The drug reimbursement system in England is in ‘significant peril’, Community Pharmacy England’s director of pharmacy funding Mike Dent has said.

This comes as the £100m in additional margin allowance that was granted back to the sector last April has been phased out.

In the new drug tariff, the government has also made a downward adjustment to bring the baseline back to £200m per quarter.

And it contains adjustments of reimbursement prices including of Apixaban 2.5mg and 5mg tablets, which CPE said was ‘reflective of the rapidly falling purchase prices of generic Apixaban tablets’.

Mr Dent warned that the ‘long term restriction of Drug Tariff prices’ was ‘driving significant dysfunction within the medicines supply chain’.

He added: ‘The English reimbursement system has led to consistent downward pressures on medicine prices over the years, which the NHS has reaped significant long-term benefits from. However this system is now in significant peril.

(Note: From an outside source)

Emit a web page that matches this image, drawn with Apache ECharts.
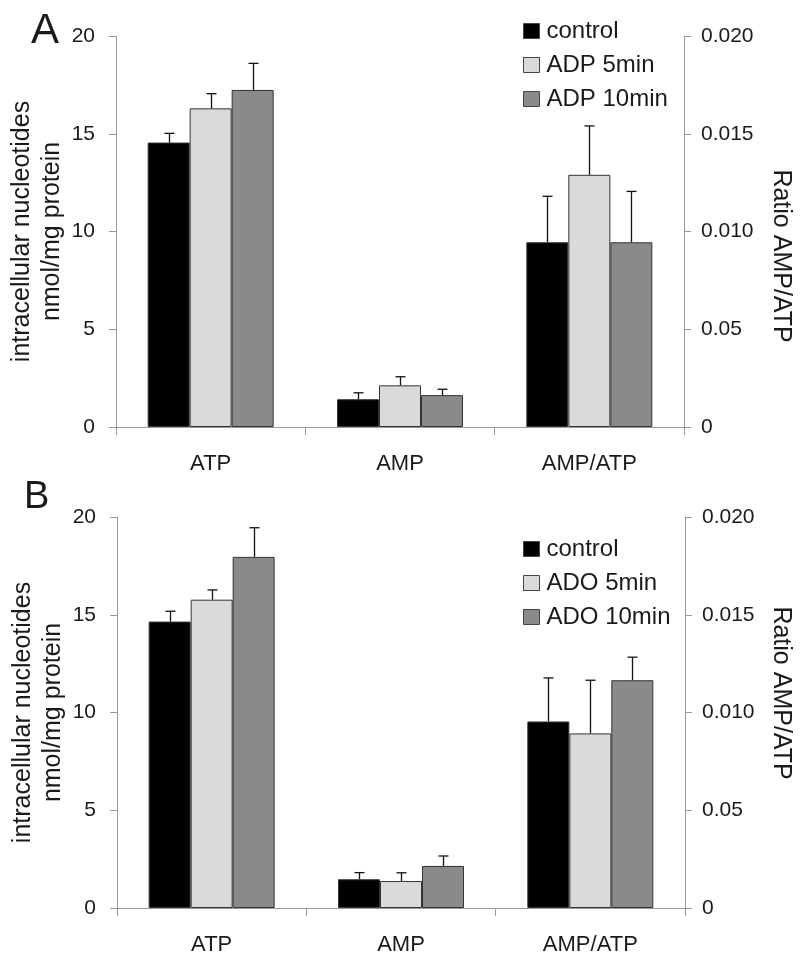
<!DOCTYPE html>
<html><head><meta charset="utf-8">
<script src="https://cdn.jsdelivr.net/npm/echarts@6/dist/echarts.min.js"></script>
<style>html,body{margin:0;padding:0;background:#fff}#c{width:800px;height:962px}</style>
</head><body><div id="c"></div>
<script>
// ---- data ----
const categories = ['ATP', 'AMP', 'AMP/ATP'];
const leftTickLabels = ['0', '5', '10', '15', '20'];
const rightTickLabels = ['0', '0.05', '0.010', '0.015', '0.020'];
const namesA = ['control', 'ADP 5min', 'ADP 10min'];
const namesB = ['control', 'ADO 5min', 'ADO 10min'];
const leftAxisName = 'intracellular nucleotides\nnmol/mg protein';
const rightAxisName = 'Ratio AMP/ATP';
const panelLabels = ['A', 'B'];
// values: [ATP (nmol/mg), AMP (nmol/mg), AMP/ATP ratio]
const A_control = [14.55, 1.42, 0.00945];
const A_control_err = [0.47, 0.33, 0.00235];
const A_adp5 = [16.30, 2.13, 0.0129];
const A_adp5_err = [0.75, 0.44, 0.0025];
const A_adp10 = [17.24, 1.63, 0.00945];
const A_adp10_err = [1.36, 0.30, 0.0026];
const B_control = [14.65, 1.47, 0.00954];
const B_control_err = [0.53, 0.34, 0.00223];
const B_ado5 = [15.77, 1.38, 0.00893];
const B_ado5_err = [0.50, 0.42, 0.00272];
const B_ado10 = [17.96, 2.15, 0.01165];
const B_ado10_err = [1.49, 0.51, 0.00118];

// ---- style ----
const FONT = 'Liberation Sans, Arial, sans-serif';
const TXT = '#1a1a1a';
const AXC = '#9a9a9a';
const COLORS = ['#000000', '#dadada', '#8a8a8a'];
const BAR_W = 42;
const CAP = 5;

const panels = [
  {names: namesA, vals: [A_control, A_adp5, A_adp10], errs: [A_control_err, A_adp5_err, A_adp10_err],
   grid: {left: 116, right: 116, top: 36, height: 391, outerBoundsMode: 'none', containLabel: false}},
  {names: namesB, vals: [B_control, B_ado5, B_ado10], errs: [B_control_err, B_ado5_err, B_ado10_err],
   grid: {left: 117, right: 115, top: 517, height: 391, outerBoundsMode: 'none', containLabel: false}}
];

const grids = [], xAxes = [], yAxes = [], series = [], legends = [];

function errRender(params, api) {
  const ci = api.value(0), v = api.value(1), e = api.value(2), k = api.value(3);
  const base = api.coord([ci, v]);
  const top = api.coord([ci, v + e]);
  const x = Math.round(base[0] + (k - 1) * BAR_W) + 0.5;
  const st = {stroke: '#111', lineWidth: 1.3};
  return {type: 'group', children: [
    {type: 'line', shape: {x1: x, y1: base[1], x2: x, y2: top[1]}, style: st},
    {type: 'line', shape: {x1: x - CAP, y1: top[1], x2: x + CAP, y2: top[1]}, style: st}
  ]};
}

panels.forEach((p, g) => {
  grids.push(p.grid);
  xAxes.push({
    type: 'category', gridIndex: g, data: categories,
    axisLine: {lineStyle: {color: AXC, width: 1}},
    axisTick: {show: true, length: 8, alignWithLabel: false, lineStyle: {color: AXC}},
    axisLabel: {fontSize: 22, fontFamily: FONT, color: TXT, margin: 26}
  });
  yAxes.push({
    type: 'value', gridIndex: g, position: 'left', min: 0, max: 20, interval: 5,
    axisLine: {show: true, lineStyle: {color: AXC}},
    axisTick: {show: true, length: 7, lineStyle: {color: AXC}},
    splitLine: {show: false},
    axisLabel: {fontSize: 21, fontFamily: FONT, color: TXT, margin: 21,
      formatter: v => leftTickLabels[Math.round(v / 5)]},
    name: leftAxisName, nameLocation: 'middle', nameGap: 49, nameRotate: 90,
    nameMoveOverlap: false,
    nameTextStyle: {fontSize: 25, fontFamily: FONT, color: TXT, lineHeight: 30}
  });
  yAxes.push({
    type: 'value', gridIndex: g, position: 'right', min: 0, max: 0.02, interval: 0.005,
    axisLine: {show: true, lineStyle: {color: AXC}},
    axisTick: {show: true, length: 7, lineStyle: {color: AXC}},
    splitLine: {show: false},
    axisLabel: {fontSize: 21, fontFamily: FONT, color: TXT, margin: 17,
      formatter: v => rightTickLabels[Math.round(v / 0.005)]}
  });
  const leftErr = [], rightErr = [];
  p.names.forEach((nm, k) => {
    const v = p.vals[k], e = p.errs[k];
    const common = {
      type: 'bar', name: nm, xAxisIndex: g, stack: 'p' + g + 't' + k,
      barWidth: BAR_W, barGap: '0%',
      itemStyle: {color: COLORS[k], borderColor: '#333', borderWidth: 1},
      emphasis: {disabled: true}, animation: false
    };
    series.push(Object.assign({}, common, {yAxisIndex: 2 * g, data: [v[0], v[1], '-']}));
    series.push(Object.assign({}, common, {yAxisIndex: 2 * g + 1, data: ['-', '-', v[2]]}));
    leftErr.push([0, v[0], e[0], k], [1, v[1], e[1], k]);
    rightErr.push([2, v[2], e[2], k]);
  });
  series.push({type: 'custom', name: 'errL' + g, xAxisIndex: g, yAxisIndex: 2 * g,
    renderItem: errRender, data: leftErr, encode: {x: 0, y: 1}, z: 5, animation: false});
  series.push({type: 'custom', name: 'errR' + g, xAxisIndex: g, yAxisIndex: 2 * g + 1,
    renderItem: errRender, data: rightErr, encode: {x: 0, y: 1}, z: 5, animation: false});
  legends.push({
    orient: 'vertical', left: 518, top: g === 0 ? 14 : 532,
    data: p.names, icon: 'rect', itemWidth: 16, itemHeight: 15, itemGap: 10,
    selectedMode: false,
    itemStyle: {borderColor: '#444', borderWidth: 1},
    textStyle: {fontSize: 24, fontFamily: FONT, color: TXT, padding: [0, 0, 0, 2]}
  });
});

const chart = echarts.init(document.getElementById('c'), null, {renderer: 'canvas'});
chart.setOption({
  backgroundColor: '#fff',
  animation: false,
  grid: grids, xAxis: xAxes, yAxis: yAxes, series: series, legend: legends,
  graphic: [
    {type: 'text', left: 31, top: 10, style: {text: panelLabels[0], fontSize: 42, fontFamily: FONT, fill: TXT}},
    {type: 'text', left: 24, top: 479, style: {text: panelLabels[1], fontSize: 38, fontFamily: FONT, fill: TXT}},
    {type: 'text', x: 781, y: 256, rotation: -Math.PI / 2,
      style: {text: rightAxisName, fontSize: 25, fontFamily: FONT, fill: TXT, align: 'center', verticalAlign: 'middle'}},
    {type: 'text', x: 781, y: 693, rotation: -Math.PI / 2,
      style: {text: rightAxisName, fontSize: 25, fontFamily: FONT, fill: TXT, align: 'center', verticalAlign: 'middle'}}
  ]
});
</script></body></html>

‘Many medicines are experiencing major and long-term supply disruptions, and pharmacy businesses risk losing hundreds or thousands of pounds a month on some medicines, due to the difference between prices they can procure medicines for and what the NHS will pay them.’

And he added that the price concession system had been running at what would previously have been considered an ‘extreme’ level ‘for almost two years at this point’.

And he warned that the current system was ‘no longer viable’, saying that ‘attempts to suppress medicine prices at all costs’ had ‘damaging ramifications for medicine supplies in this country, and is ultimately harmful for patients’.

Speaking at a conference hosted by pharmacy support service Avicenna this month, CPE chief executive Janet Morrison had warned that based on a record number of price concessions approved by the government before Christmas 2022, the government had determined that the community pharmacy sector had retained too much margin.

‘One of the pressures we now have is before Christmas, the government approved a lot more price concessions,’ Ms Morrison told delegates at the conference last Saturday.

‘They are now calculating the impact of that is that there has been too much retained margin, and therefore they’ll squeeze the drug tariff further.’

But in today’s statement CPE said that at the negotiator’s request, no further adjustment had been made to recoup the over-delivery measured in Q4 2022/23.

However, it said that downward adjustments made in previous quarters to recoup over-delivered margin were maintained, and that it would be discussing next steps with the Department of Health and Social Care (DHSC) over the next few months.

At the Avicenna conference, Ms Morrison had warned that a growth in the total number of items being prescribed meant that the total fixed amount of margin allowed to the sector was now being ‘spread more thinly across all of the dispensing that we do, which is therefore delivering reduced margins’.

And she said that that the ‘cyclical’ process of the government granting price concessions and then reducing the drug tariff ‘raises the longer-term question about how margin is calculated and delivered’.

Ms Morrison added that CPE was thinking beyond its current negotiations about the recent £645m promised to community pharmacy and the next one-year contract, to the ‘future foundations for the contract’.

‘What we have to do, therefore is to have a fundamental rethink of how we are funded and what the contract should contain in terms of the best models of payments for community pharmacy,’ she said.

She pointed to the King’s Fund and Nuffield Trust report, commissioned by CPE and published shortly after Ms Morrison’s comments, which mooted some potential funding models for the sector.

Also speaking at the conference, Avicenna’s sales and purchasing director Brij Valla expressed concerns about the future of drug tariff pricing.

And he reminded contractors that changes to the discount deduction arrangements meant that they should expect to be reimbursed at 80% of the drug tariff price for generic medicines.

‘You cannot base your remuneration from the drug tariff, because there is a discount which is applied,’ he said.

Under new discount deduction arrangements, which will apply to all items from January 2024, contractors will be reimbursed 9.85% less than the drug tariff rate on appliances, 20% less than the drug tariff on generics and 5% less than the drug tariff on branded medicines.